Une partie des détracteurs de Get Out n'avait pas envisagé, à l'époque, que le film puisse être une véritable comédie. On le devait, après tout, à Jordan Peele, moitié du duo comique Key & Peele, qui s'écartait ici des sentiers battus pour nous rappeler au bon souvenir du Sous-sol de la peur de Wes Craven, qui hybridait déjà soap, comédie noire-américaine, film d'épouvante et satire sociale en 1991. Il semble, qu'avec Us, le problème soit inverse, puisqu'en entrant dans le salle, personne n'avait apparemment compris qu'il s'agissait d'un film d'horreur, et voir un public de hipsters replet se tenir les côtes à la moindre réplique, même la plus anodine, restera gravé dans ma mémoire comme une des expériences les plus terrifiantes de ma vie de cinéphile — plus terrifiante que le film lui-même, par ailleurs, qui se contente d'un programme assez balisé et très référencé (de Funny Games à The Strangers) de home invasion mâtiné de fantastique.

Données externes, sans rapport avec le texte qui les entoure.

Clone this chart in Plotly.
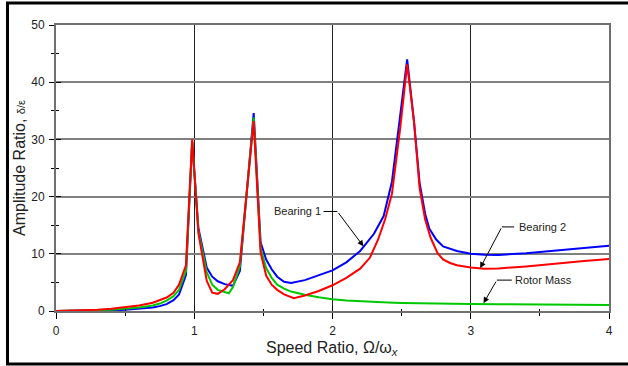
import plotly.graph_objects as go

# ---------------- data ----------------
bearing1_x = [0, 0.1, 0.2, 0.3, 0.4, 0.5, 0.6, 0.7, 0.75, 0.8, 0.85, 0.89, 0.94, 0.985, 1.03, 1.09,
              1.13, 1.17, 1.22, 1.28, 1.33, 1.43, 1.48, 1.52, 1.56, 1.6, 1.65, 1.7, 1.8, 1.9, 2.0,
              2.1, 2.2, 2.3, 2.37, 2.43, 2.49, 2.54, 2.59, 2.63, 2.67, 2.7, 2.75, 2.8, 2.9, 3.0,
              3.1, 3.2, 3.4, 3.6, 3.8, 4.0]
bearing1_y = [0, 0.0, 0.03, 0.08, 0.13, 0.2, 0.35, 0.6, 0.85, 1.2, 1.9, 2.9, 6.3, 29.5, 14.5, 7.6,
              6.0, 5.2, 4.7, 4.4, 7.0, 34.6, 12.0, 9.0, 7.3, 6.0, 5.1, 4.9, 5.4, 6.2, 7.1,
              8.5, 10.5, 13.5, 16.6, 22.6, 34.0, 44.0, 33.0, 22.4, 17.0, 14.4, 12.5, 11.3, 10.5, 10.0,
              9.85, 9.8, 10.1, 10.5, 10.9, 11.4]

rotor_x = [0, 0.1, 0.2, 0.3, 0.4, 0.5, 0.6, 0.7, 0.75, 0.8, 0.85, 0.89, 0.94, 0.985, 1.03, 1.09,
           1.13, 1.17, 1.22, 1.25, 1.28, 1.33, 1.43, 1.48, 1.52, 1.56, 1.6, 1.65, 1.7, 1.75, 1.8,
           1.9, 2.0, 2.1, 2.2, 2.3, 2.4, 2.5, 2.6, 2.8, 3.0, 3.2, 3.4, 3.6, 3.8, 4.0]
rotor_y = [0, 0.02, 0.07, 0.14, 0.24, 0.38, 0.6, 0.95, 1.3, 1.8, 2.6, 3.7, 7.0, 29.7, 14.0, 6.8,
           4.6, 3.7, 3.3, 3.1, 4.2, 7.8, 33.8, 11.0, 7.5, 5.8, 4.6, 3.9, 3.4, 3.1, 2.85,
           2.4, 2.05, 1.85, 1.7, 1.6, 1.5, 1.42, 1.36, 1.28, 1.23, 1.18, 1.14, 1.1, 1.07, 1.05]

bearing2_x = [0, 0.1, 0.2, 0.3, 0.4, 0.5, 0.6, 0.7, 0.75, 0.8, 0.85, 0.89, 0.94, 0.985, 1.03, 1.09,
              1.13, 1.17, 1.22, 1.28, 1.33, 1.43, 1.48, 1.52, 1.56, 1.6, 1.65, 1.72, 1.8, 1.9, 2.0,
              2.1, 2.2, 2.27, 2.33, 2.38, 2.43, 2.49, 2.54, 2.59, 2.63, 2.67, 2.71, 2.76, 2.8, 2.85,
              2.9, 3.0, 3.1, 3.2, 3.4, 3.6, 3.8, 4.0]
bearing2_y = [0, 0.05, 0.12, 0.22, 0.38, 0.6, 0.95, 1.45, 1.85, 2.35, 3.2, 4.6, 8.0, 30.0, 13.6, 5.3,
              3.2, 3.0, 3.8, 5.4, 8.5, 33.2, 10.2, 6.2, 4.6, 3.7, 2.9, 2.25, 2.7, 3.5, 4.5,
              5.8, 7.4, 9.3, 12.5, 16.0, 20.5, 32.0, 43.1, 33.0, 21.5, 16.0, 12.8, 10.1, 9.0, 8.4,
              8.0, 7.6, 7.4, 7.45, 7.8, 8.3, 8.7, 9.1]

x_ticks = [0, 1, 2, 3, 4]
y_ticks = [0, 10, 20, 30, 40, 50]

# ---------------- figure ----------------
W, H = 628, 366
ML, MR, MT, MB = 56, 19, 25, 55
PW, PH = W - ML - MR, H - MT - MB

def px(xp):
    return (xp - ML) / PW

def py(yp):
    return (H - MB - yp) / PH

fig = go.Figure()
fig.add_trace(go.Scatter(x=bearing1_x, y=bearing1_y, mode="lines", name="Bearing 1",
                         line=dict(color="#0000FF", width=2)))
fig.add_trace(go.Scatter(x=rotor_x, y=rotor_y, mode="lines", name="Rotor Mass",
                         line=dict(color="#00C800", width=2)))
fig.add_trace(go.Scatter(x=bearing2_x, y=bearing2_y, mode="lines", name="Bearing 2",
                         line=dict(color="#FF0000", width=2)))

font = "Liberation Sans, Arial, sans-serif"

fig.update_layout(
    width=W, height=H,
    margin=dict(l=ML, r=MR, t=MT, b=MB, pad=0, autoexpand=False),
    paper_bgcolor="white", plot_bgcolor="white",
    showlegend=False,
    font=dict(family=font, color="#222222", size=12),
    xaxis=dict(
        range=[0, 4], tickvals=x_ticks, ticktext=[str(v) for v in x_ticks],
        showgrid=True, gridcolor="#202020", gridwidth=1,
        showline=True, linecolor="#707070", linewidth=2, mirror=True,
        ticks="outside", ticklen=6, tickcolor="black", tickwidth=1,
        minor=dict(dtick=0.5, ticks="outside", ticklen=3, tickcolor="black", showgrid=False),
        zeroline=False, ticklabelstandoff=2, automargin=False,
        tickfont=dict(size=12, color="#222222"),
    ),
    yaxis=dict(
        range=[0, 50], tickvals=y_ticks,
        showgrid=True, gridcolor="#808080", gridwidth=2,
        showline=True, linecolor="#707070", linewidth=2, mirror=True,
        ticks="outside", ticklen=5, tickcolor="black", tickwidth=1,
        minor=dict(dtick=5, ticks="outside", ticklen=3, tickcolor="black", showgrid=False),
        zeroline=False, ticklabelstandoff=2, automargin=False,
        tickfont=dict(size=12, color="#222222"),
    ),
    xaxis2=dict(overlaying="x", matches="x", anchor="y", side="bottom", range=[0, 4],
                tickvals=x_ticks, showticklabels=False, showgrid=False, showline=False,
                ticks="inside", ticklen=5, tickcolor="black", automargin=False,
                minor=dict(dtick=0.5, ticks="inside", ticklen=2, tickcolor="black", showgrid=False),
                zeroline=False),
    yaxis2=dict(overlaying="y", matches="y", anchor="x", side="left", range=[0, 50],
                tickvals=y_ticks, showticklabels=False, showgrid=False, showline=False,
                ticks="inside", ticklen=5, tickcolor="black", automargin=False,
                minor=dict(dtick=5, ticks="inside", ticklen=3, tickcolor="black", showgrid=False),
                zeroline=False),
)

# invisible trace to activate overlay axes
fig.add_trace(go.Scatter(x=[0], y=[0], xaxis="x2", yaxis="y2", mode="markers",
                         marker=dict(opacity=0), hoverinfo="skip", showlegend=False))

# axis titles
fig.add_annotation(xref="paper", yref="paper", x=px(332), y=py(348),
                   text="Speed Ratio, Ω/ω<sub><i>x</i></sub>", showarrow=False,
                   font=dict(size=16, color="#222222", family=font),
                   xanchor="center", yanchor="middle")
fig.add_annotation(xref="paper", yref="paper", x=px(19), y=py(168),
                   text="Amplitude Ratio, <span style='font-size:11px'>δ/ε</span>",
                   showarrow=False, textangle=-90,
                   font=dict(size=16, color="#222222", family=font),
                   xanchor="center", yanchor="middle")

# outer frame
fig.add_shape(type="rect", xref="paper", yref="paper",
              x0=px(7.5), x1=px(640), y0=py(364), y1=py(3),
              line=dict(color="black", width=3), fillcolor="rgba(0,0,0,0)", layer="above")

# callouts: (text, text x, text y, seg x0, seg x1, arrow tip x, tip y)
callouts = [
    ("Bearing 1", 1.75, 17.4, 1.935, 2.035, 2.224, 11.3),
    ("Bearing 2", 3.52, 14.7, 3.225, 3.314, 3.068, 7.5),
    ("Rotor Mass", 3.523, 5.4, 3.189, 3.297, 3.092, 1.35),
]
for txt, tx, ty, s0, s1, hx, hy in callouts:
    fig.add_annotation(x=tx, y=ty, text=txt, showarrow=False,
                       font=dict(size=11, color="#222222", family=font))
    fig.add_shape(type="line", x0=s0, x1=s1, y0=ty, y1=ty, xref="x", yref="y",
                  line=dict(color="black", width=1))
    end_x = s1 if s1 < hx else s0
    fig.add_annotation(x=hx, y=hy, ax=end_x, ay=ty, axref="x", ayref="y", text="",
                       showarrow=True, arrowhead=2, arrowsize=1.2, arrowwidth=1,
                       arrowcolor="black", standoff=0)

fig.write_html("out.html")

À ce petit jeu, Jordan Peele surprend là où on ne l'attendait pas forcément. Du flashback d'introduction à une scène d'angoisse en bord de mer, Us est à couper au cordeau, et témoigne d'une maîtrise du cadrage et du montage insolente — à l'image des affrontements entre les protagonistes et leurs "ombres", incarnés par les mêmes acteurs, et mis en scène avec une économie et une précision chorégraphique qui forcent le respect. Seulement, une fois évacué le beau concept (une famille affronte son double diabolique) et son intelligente application visuelle, Us se trouve le souffle bien court. Parce qu'il a fait le choix d'évacuer la satire raciale, Jordan Peele peine à hisser son film au-delà de son idée de départ, et cède à un twist qui, non content de laisser des béances énormes dans le scénario, essore également tout le potentiel politique de Us, qui se présentait jusque là comme une parabole des tensions communautaires aux États-Unis. En ressort un étrange négatif de Get Out, faux film d'exploitation en roue libre : Us expose brillamment ses cartouches mais ne les tire jamais vraiment.
Il serait néanmoins faux de dire que le film n'est jamais tout à fait politique. Le simple fait de mettre en scène une famille noire dans un film de cette envergure (il faut se souvenir des moqueries qu'a pu susciter le cinéma foireux de Tyler Perry avec peu ou proue le même programme) ou encore d'en tuer les quelques personnages blancs en premier (et par deux fois, quelle ironie), suffit à Jordan Peele pour cultiver sa différence dans un pays extrêmement tendu autour des questions de représentation raciale dans la culture. On appréciera d'autant plus ce parti pris qu'il permet à la trop rare Lupita Nyong'o et à l'inconnue Shahadi Wright Joseph de briller dans des partitions tour à tour drôles, pathétiques et glaçantes : il est difficile de ne pas être hanté par leurs interprétations terrifiantes de Red et Umbrae après la séance. Mais une fois évacué ce degré de lecture, somme toute très méta, Us n'est rien de plus qu'un home invasion classique égrainé avec la précision d'un métronome. Et s'il confirme que Jordan Peele a bien les épaules pour reprendre La Quatrième Dimension, tant Us en ferait un épisode brillant, pas sûr qu'il soit tout à fait à la mesure du coup d'éclat qu'était Get Out. En attendant la suite, donc.